Few of us would want to go back to the days of the town workhouse, for example, whatever the shortcomings of the modern benefits system.

And as we survey the landscape today, I think that we need to be prepared both to challenge the prevailing culture, but also to learn from it, if this building is going to remain a Parish Church in any meaningful sense – if it is to retain its potent symbolism as a kind of guardian angel at the heart of this community.

And that of course means that we will NOT just be doing the same kind of things that our Victorian forebears did – nor even those of the 20th Century.

In six short years, my role as Rector here has changed beyond recognition – and I find myself now doing a job that I was certainly never trained for and which is a very, very long way from what I thought I was letting myself I for when I went forward for selection back in 2000.


Does that matter?

Well – it’s a bit unsettling at times, trying to work out what’s coming next, but then, at Ordination, we were reminded not only that the Church of England “professes the [historic] faith that is uniquely revealed in the Bible and set forth in the Catholic Creeds,” but also that “The Church is called to proclaim that faith afresh in each generation.” Taken together, those things imply that we should be constantly on the lookout for signs of the new things that God is doing – and adapting, changing what we are doing – learning new skills – in order to try and catch up.

Historic and imposing as our building may be, we must never allow it to be seen by anybody as a museum – never JUST part of the landscape here. It is the powerhouse from which the gospel is being proclaimed in this community – or not.

We’ve hit the front pages twice in the past month – not quite what we’re used to! Once it was because of the Credit Union here and once because of the collapse of the Youth Service which, together with the wardens and 2 fellow clergy, I am currently battling to do something about.

Now, to most people, neither if those things probably seems very churchy – but I think they should!

They both touch on matters of justice and they are both concerned with liberating individuals in need and enabling them to realise their God-given potential.

So no, I certainly never wanted to learn about banking systems and still less the workings of Wiltshire Council – bit I WILL do if that’s what it takes to be able to speak the gospel and live the gospel in Wilton 2014 and onwards.

And yes, if I’m going to survive the experience I will need you to “flex” with me – not just your prayers, but your ongoing help as priorities emerge and change.

Taking on new things, learning new skills, is time consuming and demanding – physically and mentally – and none of us can take them on AND keep doing everything that’s always been done before.

Change means change – not added extras bolted on.

A changing landscape demands changing expectations in the roles that we all fulfil – within the Church and beyond. And it needs all of us to be active in changing the perception of the Church among the many other people who have little or no time for it.

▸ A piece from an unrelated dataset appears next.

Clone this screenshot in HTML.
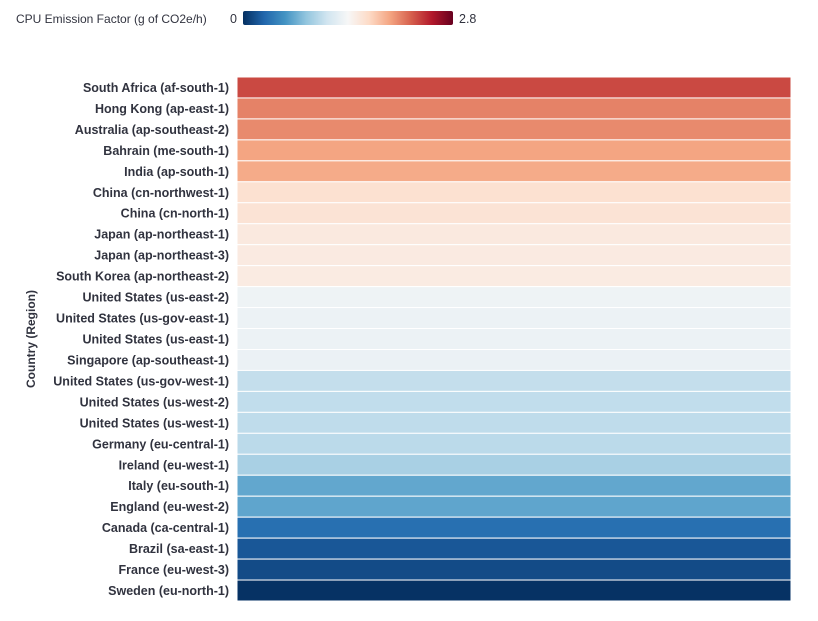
<!DOCTYPE html>
<html><head><meta charset="utf-8"><style>
body{margin:0;background:#fff;font-family:"Liberation Sans",sans-serif}
svg text{font-family:"Liberation Sans",sans-serif}
</style></head><body>
<svg id="chart" width="818" height="616">
<defs><linearGradient id="cb" x1="0" x2="1" y1="0" y2="0">
<stop offset="0" stop-color="#053061"/><stop offset="0.1" stop-color="#2166ac"/><stop offset="0.2" stop-color="#4393c3"/><stop offset="0.3" stop-color="#92c5de"/><stop offset="0.4" stop-color="#d1e5f0"/><stop offset="0.5" stop-color="#f7f7f7"/><stop offset="0.6" stop-color="#fddbc7"/><stop offset="0.7" stop-color="#f4a582"/><stop offset="0.8" stop-color="#d6604d"/><stop offset="0.9" stop-color="#b2182b"/><stop offset="1" stop-color="#67001f"/>
</linearGradient></defs>
<text x="16" y="23" font-size="12" fill="#31333f">CPU Emission Factor (g of CO2e/h)</text>
<text x="230" y="23" font-size="12.5" fill="#31333f">0</text>
<rect x="243" y="11" width="210" height="14" rx="2" fill="url(#cb)"/>
<text x="459" y="23" font-size="12.5" fill="#31333f">2.8</text>
<text transform="translate(35,339) rotate(-90)" text-anchor="middle" font-size="12" font-weight="bold" fill="#31333f">Country (Region)</text>
<g id="cells"></g>
</svg>
<script>
const regions=["South Africa (af-south-1)","Hong Kong (ap-east-1)","Australia (ap-southeast-2)","Bahrain (me-south-1)","India (ap-south-1)","China (cn-northwest-1)","China (cn-north-1)","Japan (ap-northeast-1)","Japan (ap-northeast-3)","South Korea (ap-northeast-2)","United States (us-east-2)","United States (us-gov-east-1)","United States (us-east-1)","Singapore (ap-southeast-1)","United States (us-gov-west-1)","United States (us-west-2)","United States (us-west-1)","Germany (eu-central-1)","Ireland (eu-west-1)","Italy (eu-south-1)","England (eu-west-2)","Canada (ca-central-1)","Brazil (sa-east-1)","France (eu-west-3)","Sweden (eu-north-1)"];
const values=[2.33,2.1,2.07,1.96,1.93,1.62,1.6,1.54,1.53,1.52,1.33,1.32,1.32,1.31,1.06,1.05,1.04,1.02,0.94,0.67,0.66,0.34,0.2,0.14,0.01];
const zMin=0,zMax=2.8;
const stops=[[5,48,97],[33,102,172],[67,147,195],[146,197,222],[209,229,240],[247,247,247],[253,219,199],[244,165,130],[214,96,77],[178,24,43],[103,0,31]];
function color(v){let t=Math.max(0,Math.min(1,(v-zMin)/(zMax-zMin)))*10;let i=Math.min(9,Math.floor(t)),f=t-i;
const c=stops[i].map((a,k)=>Math.round(a+(stops[i+1][k]-a)*f));return `rgb(${c})`;}
const x0=237,x1=791,y0=77,y1=601,rh=(y1-y0)/regions.length;
function yPos(i){return y0+i*rh;}
const g=document.getElementById('cells'),NS="http://www.w3.org/2000/svg";
regions.forEach((r,i)=>{
 const rect=document.createElementNS(NS,'rect');
 rect.setAttribute('x',x0);rect.setAttribute('y',yPos(i));rect.setAttribute('width',x1-x0);rect.setAttribute('height',rh);
 rect.setAttribute('fill',color(values[i]));rect.setAttribute('stroke','#fff');rect.setAttribute('stroke-width','1');
 
 
 g.appendChild(rect);
 const t=document.createElementNS(NS,'text');
 t.setAttribute('x',229);t.setAttribute('y',yPos(i)+rh/2+4.5);t.setAttribute('text-anchor','end');
 t.setAttribute('font-size','12.5');t.setAttribute('font-weight','bold');t.setAttribute('fill','#31333f');
 t.textContent=r;
 
 
 g.appendChild(t);
});
</script>
</body></html>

In short, we need to demonstrate that we ARE interested in life beyond these four walls – we need to learn to SHOW that Christ came to bring “life in all its fullness”.

It may be that we are already DOING all that we can or need to do – but perhaps we aren’t yet connecting those good works into the faith which is there to sustain us in our work. And that connection needs to be clear – not just for our own wellbeing, but for the sake of proclaiming the gospel afresh in THIS generation.

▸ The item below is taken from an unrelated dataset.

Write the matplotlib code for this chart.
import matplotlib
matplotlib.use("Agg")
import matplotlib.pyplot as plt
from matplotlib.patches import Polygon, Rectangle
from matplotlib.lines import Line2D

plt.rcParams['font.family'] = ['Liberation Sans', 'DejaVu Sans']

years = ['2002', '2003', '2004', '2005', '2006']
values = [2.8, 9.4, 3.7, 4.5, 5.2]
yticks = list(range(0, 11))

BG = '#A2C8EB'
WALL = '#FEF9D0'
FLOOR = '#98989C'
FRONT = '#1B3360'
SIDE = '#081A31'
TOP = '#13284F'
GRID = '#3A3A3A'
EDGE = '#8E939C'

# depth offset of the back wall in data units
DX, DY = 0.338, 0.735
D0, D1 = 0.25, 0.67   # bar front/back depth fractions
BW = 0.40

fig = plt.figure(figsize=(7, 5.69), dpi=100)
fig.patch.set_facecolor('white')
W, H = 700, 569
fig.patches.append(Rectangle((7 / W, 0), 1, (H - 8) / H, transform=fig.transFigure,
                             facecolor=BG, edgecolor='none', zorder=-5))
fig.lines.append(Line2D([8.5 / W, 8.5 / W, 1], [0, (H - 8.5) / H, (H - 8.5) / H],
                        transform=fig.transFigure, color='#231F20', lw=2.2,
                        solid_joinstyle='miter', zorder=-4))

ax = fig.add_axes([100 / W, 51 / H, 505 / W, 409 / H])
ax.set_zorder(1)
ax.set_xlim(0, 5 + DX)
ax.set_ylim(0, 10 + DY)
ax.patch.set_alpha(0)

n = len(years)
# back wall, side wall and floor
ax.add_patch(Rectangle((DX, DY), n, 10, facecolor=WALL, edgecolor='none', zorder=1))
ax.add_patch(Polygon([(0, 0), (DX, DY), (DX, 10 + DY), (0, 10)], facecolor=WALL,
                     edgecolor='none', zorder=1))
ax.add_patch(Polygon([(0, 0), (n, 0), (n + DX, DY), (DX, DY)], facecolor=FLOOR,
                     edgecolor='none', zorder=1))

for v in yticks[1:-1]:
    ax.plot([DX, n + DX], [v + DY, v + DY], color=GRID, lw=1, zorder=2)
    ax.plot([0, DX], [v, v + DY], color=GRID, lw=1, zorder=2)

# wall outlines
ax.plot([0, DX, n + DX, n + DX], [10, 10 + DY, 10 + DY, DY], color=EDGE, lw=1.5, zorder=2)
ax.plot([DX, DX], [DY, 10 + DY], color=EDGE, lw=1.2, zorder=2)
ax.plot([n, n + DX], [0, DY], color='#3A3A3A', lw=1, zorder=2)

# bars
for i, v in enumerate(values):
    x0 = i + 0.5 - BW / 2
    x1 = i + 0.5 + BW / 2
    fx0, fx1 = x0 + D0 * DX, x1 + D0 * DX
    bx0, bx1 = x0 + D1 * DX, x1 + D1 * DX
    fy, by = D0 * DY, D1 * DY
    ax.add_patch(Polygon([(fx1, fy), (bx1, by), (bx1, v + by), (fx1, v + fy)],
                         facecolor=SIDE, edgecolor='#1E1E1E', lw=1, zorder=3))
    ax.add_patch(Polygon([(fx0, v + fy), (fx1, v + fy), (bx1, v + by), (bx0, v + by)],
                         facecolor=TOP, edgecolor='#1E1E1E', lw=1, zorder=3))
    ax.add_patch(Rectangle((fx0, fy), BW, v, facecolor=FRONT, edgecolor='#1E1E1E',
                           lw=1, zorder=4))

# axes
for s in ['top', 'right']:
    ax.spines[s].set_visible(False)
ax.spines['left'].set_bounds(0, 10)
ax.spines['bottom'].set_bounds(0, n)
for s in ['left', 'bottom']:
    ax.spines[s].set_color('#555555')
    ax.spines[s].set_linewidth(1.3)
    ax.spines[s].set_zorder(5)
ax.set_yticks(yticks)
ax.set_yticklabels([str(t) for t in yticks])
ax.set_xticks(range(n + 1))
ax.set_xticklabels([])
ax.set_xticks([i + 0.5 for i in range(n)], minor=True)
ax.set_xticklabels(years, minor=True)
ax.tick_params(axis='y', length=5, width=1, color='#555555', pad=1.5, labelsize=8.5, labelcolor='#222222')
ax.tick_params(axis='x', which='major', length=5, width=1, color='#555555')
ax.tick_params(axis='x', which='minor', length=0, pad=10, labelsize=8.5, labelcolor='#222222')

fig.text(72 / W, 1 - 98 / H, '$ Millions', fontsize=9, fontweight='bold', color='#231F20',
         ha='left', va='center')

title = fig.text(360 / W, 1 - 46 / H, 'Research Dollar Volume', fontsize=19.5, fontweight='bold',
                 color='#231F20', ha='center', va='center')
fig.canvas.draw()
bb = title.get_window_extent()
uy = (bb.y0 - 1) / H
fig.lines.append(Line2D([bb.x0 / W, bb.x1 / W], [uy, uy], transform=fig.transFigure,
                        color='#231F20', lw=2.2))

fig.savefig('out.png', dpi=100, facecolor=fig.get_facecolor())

And what of this building in all that? What of this “House of prayer” that stands as a reminder of the confident faith of its founders?

I’m sure THEY would have been entirely in sympathy with Christ’s words and actions in today’s gospel – as he cleanses the Temple of the money changers – and that they would have interpreted them in quite a literal sense. After all, the Victorians were not only prolific builders of churches but also of Church halls – they liked to separate the business of praying and worship from the more worldly aspects of life: very different from what would have happened when Wilton’s previous, mediaeval, parish church was new.

And while I would NOT want to go back to that implied separation between the Church and the world – I do value the notion that we need precious buildings like this to provide a “powerhouse of prayer” – to enable us to go into the world around us with confidence and clarity of vision.

That notion was very much a part of the Church’s dramatic revival in the 19th century and I think it’s still relevant to us.

One of the things that impressed me coming here was the fact that we do maintain daily prayer here – that there are lay people willing both to lead and attend worship throughout the week. That matters hugely to me – even when I’m not here – to know that the whisper of prayer is alive and constant.

And I’d encourage those of you who are not at work at 9.30 in the morning to consider joining us – even once in a while – to add YOUR voice to those prayers.

Secondly, what we can ALL do is encourage others to come here…

We spoke at our Annual Meeting this year about making it a priority to “invite” people – to our services and to other events.

With everything else on the horizon, I fear that aspiration may have fallen of the agenda in recent months – but perhaps we can start to think more seriously about it again.

Who are the people that YOU know well – who might just enjoy half an hour here on a Tuesday morning at The Coffee Corner? Who near you needs to know about the All Souls’ service in a few weeks? Do you have any neighbours who have never been to church here, or may have had bad experiences of church in the past, but could now be encouraged with a friendly word?

The best way of bringing the life of the world into our worship, the best way of demonstrating our continued relevance and commitment to the community around us – the best way of listening to and responding to the needs of our neighbours is to invite them here with us – so that we can listen to each other.

I think it is at our founders’ request that words painted high above you include the phrase “My house shall be a house of prayer”.

May that aspiration be both our starting point and our goal – may our prayers here inspire us and strengthen us to take the gospel to all who will hear and enable us to draw them into this house – to blend their prayers with ours and with all those who have worshipped here before us.